Czech-German psychiatrist (1851–1924)

Arnold Pick (20 July 1851 – 4 April 1924) was a Czech-German psychiatrist. He is known for first describing clinical features of frontotemporal dementia between 1892 and 1906. The disorder he described was given the name Pick's disease in 1922. This term is now reserved for the behavioral variant of frontal temporal dementia that shows the presence of the characteristic Pick bodies and Pick cells, which were first described by Alois Alzheimer in 1911.

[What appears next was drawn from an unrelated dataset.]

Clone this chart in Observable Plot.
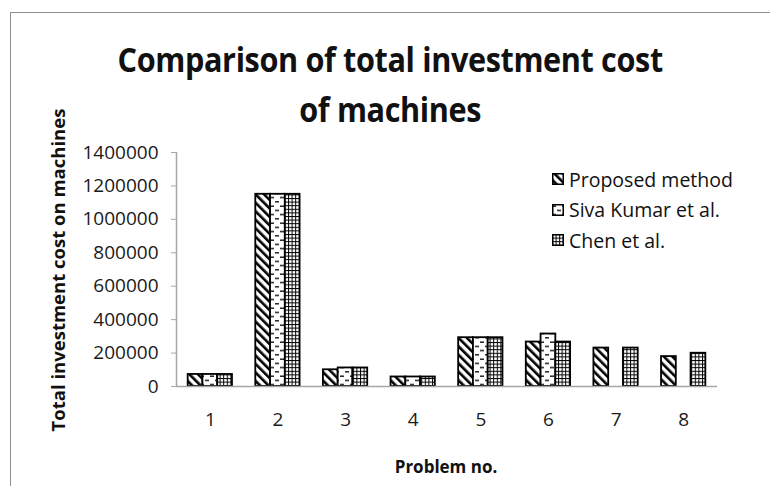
<!DOCTYPE html>
<html>
<head>
<meta charset="utf-8">
<script src="https://cdn.jsdelivr.net/npm/d3@7"></script>
<script src="https://cdn.jsdelivr.net/npm/@observablehq/plot@0.6"></script>
<style>
  html, body { margin: 0; padding: 0; background: #fff; }
  #wrap { position: relative; width: 770px; height: 486px; overflow: hidden; font-family: "Open Sans", sans-serif; color: #111; }
  #border { position: absolute; left: 10px; top: 12px; width: 820px; height: 520px; border: 1.5px solid #8f8f8f; box-sizing: border-box; }
  #title { position: absolute; left: 0; width: 780px; top: 34px; text-align: center; font-weight: 700; font-size: 34px; line-height: 50px; letter-spacing: -0.4px; transform: scaleX(0.9); transform-origin: 392px 0; }
  #ylabel { position: absolute; left: 57px; top: 270px; transform: translate(-50%, -50%) rotate(-90deg); white-space: nowrap; font-weight: 700; font-size: 18.5px; }
  #xlabel { position: absolute; left: 446px; top: 455px; transform: translateX(-50%); white-space: nowrap; font-weight: 700; font-size: 17px; }
  #legend { position: absolute; left: 552px; top: 164px; }
  .item { display: flex; align-items: center; height: 30.5px; font-size: 19.5px; white-space: nowrap; }
  .item svg { margin-right: 5px; }
  #plot { position: absolute; left: 0; top: 0; }
</style>
</head>
<body>
<div id="wrap">
  <div id="border"></div>
  <div id="plot"></div>
  <div id="title">Comparison of total investment cost<br>of machines</div>
  <div id="ylabel">Total investment cost on machines</div>
  <div id="xlabel">Problem no.</div>
  <div id="legend"></div>
</div>
<script>
// ---- data ----
const problems = [1, 2, 3, 4, 5, 6, 7, 8];
const seriesNames = ["Proposed method", "Siva Kumar et al.", "Chen et al."];
const proposed = [72000, 1150000, 100000, 57000, 292000, 266000, 230000, 179000];
const sivaKumar = [72000, 1150000, 111000, 57000, 292000, 314000, null, null];
const chen = [72000, 1150000, 111000, 57000, 292000, 266000, 230000, 199000];
const yTicks = [0, 200000, 400000, 600000, 800000, 1000000, 1200000, 1400000];

const patternIds = ["pat-diag", "pat-dash", "pat-grid"];
const seriesValues = [proposed, sivaKumar, chen];

const rows = [];
seriesValues.forEach((vals, si) => {
  vals.forEach((v, pi) => {
    if (v != null) rows.push({problem: problems[pi], series: seriesNames[si], si, value: v});
  });
});

const groupWidth = 0.655;
const barW = groupWidth / seriesNames.length;

const plot = Plot.plot({
  width: 770,
  height: 486,
  marginLeft: 176,
  marginRight: 53,
  marginTop: 152,
  marginBottom: 100,
  style: {fontFamily: "Open Sans, sans-serif", fontSize: "19px", color: "#1a1a1a", background: "transparent"},
  x: {domain: [0.5, 8.5], axis: null},
  y: {domain: [0, 1400000], axis: null},
  marks: [
    ...seriesNames.map((name, si) =>
      Plot.rectY(rows.filter(d => d.si === si), {
        x1: d => d.problem - groupWidth / 2 + d.si * barW,
        x2: d => d.problem - groupWidth / 2 + (d.si + 1) * barW,
        y1: 0,
        y2: "value",
        fill: "url(#" + patternIds[si] + ")",
        stroke: "#000",
        strokeWidth: 1.8
      })
    ),
    Plot.ruleY([0], {x1: 0.5, x2: 8.5, stroke: "#a6a6a6", strokeWidth: 1.5}),
    Plot.ruleX([0.5], {y1: 0, y2: 1400000, stroke: "#a6a6a6", strokeWidth: 1.5}),
    Plot.axisY({ticks: yTicks, tickSize: 5, tickPadding: 13, stroke: "#a6a6a6", fill: "#1a1a1a", tickFormat: d => String(d), label: null}),
    Plot.axisX({ticks: problems, tickSize: 0, tickPadding: 26, fill: "#1a1a1a", tickFormat: d => String(d), label: null})
  ]
});

const defs = `
<defs>
  <pattern id="pat-diag" patternUnits="userSpaceOnUse" width="6" height="6" patternTransform="rotate(-45)">
    <rect width="6" height="6" fill="#fff"/>
    <rect x="0" y="0" width="2.6" height="6" fill="#000"/>
  </pattern>
  <pattern id="pat-dash" patternUnits="userSpaceOnUse" width="10" height="8.5">
    <rect width="10" height="8.5" fill="#fff"/>
    <rect x="0" y="1.5" width="4" height="1.3" fill="#000"/>
    <rect x="5" y="5.7" width="4" height="1.3" fill="#000"/>
  </pattern>
  <pattern id="pat-grid" patternUnits="userSpaceOnUse" width="3.6" height="3.6">
    <rect width="3.6" height="3.6" fill="#fff"/>
    <rect x="0" y="0" width="1" height="3.6" fill="#000"/>
    <rect x="0" y="0" width="3.6" height="1" fill="#000"/>
  </pattern>
</defs>`;
plot.insertAdjacentHTML("afterbegin", defs);
document.getElementById("plot").appendChild(plot);

// legend
const legend = document.getElementById("legend");
seriesNames.forEach((name, si) => {
  const item = document.createElement("div");
  item.className = "item";
  item.innerHTML = `<svg width="12" height="12"><rect x="0.75" y="0.75" width="10.5" height="10.5" fill="url(#${patternIds[si]})" stroke="#000" stroke-width="1.5"/></svg><span>${name}</span>`;
  legend.appendChild(item);
});
</script>
</body>
</html>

He was the first to name reduplicative paramnesia. He was the second to use the term dementia praecox (in 1891). Pick trained in Berlin with Karl Friedrich Otto Westphal and later worked at the infamous asylum of Wehnen. Pick headed the Prague neuropathological school and one of the school's members was Oskar Fischer. This school was one of the two neuropathological schools (the other one was in Munich where Alois Alzheimer worked) in Europe at the time that framed Alzheimer disease through empirical discoveries.

==Publications==
- Beiträge zur Pathologie und pathologischen Anatomie des Centralnervensystems, mit Bemerkungen zur normalen Anatomie desselben. Karger, Berlin 1898.
- Studien zur Gehirnpathologie und Psychologie. Berlin 1908.
- Über das Sprachverständnis. Barth, Leipzig 1909.
- Die agrammatischen Sprachstörungen; Studien zur psychologischen Grundlegung der Aphasielehre. Springer, Berlin 1913.
- Ueber primäre chronische Demenz (so. Dementia praecox) im jugendlichen Alter. In: Prager medicinische Wochenschrift. 16, 1891, pp. 312–315.
- etwa 350 kleinere Abhandlungen. Verzeichnis in Archiv für Psychiatrie und Nervenkrankheiten 72 (1925) 1 ff.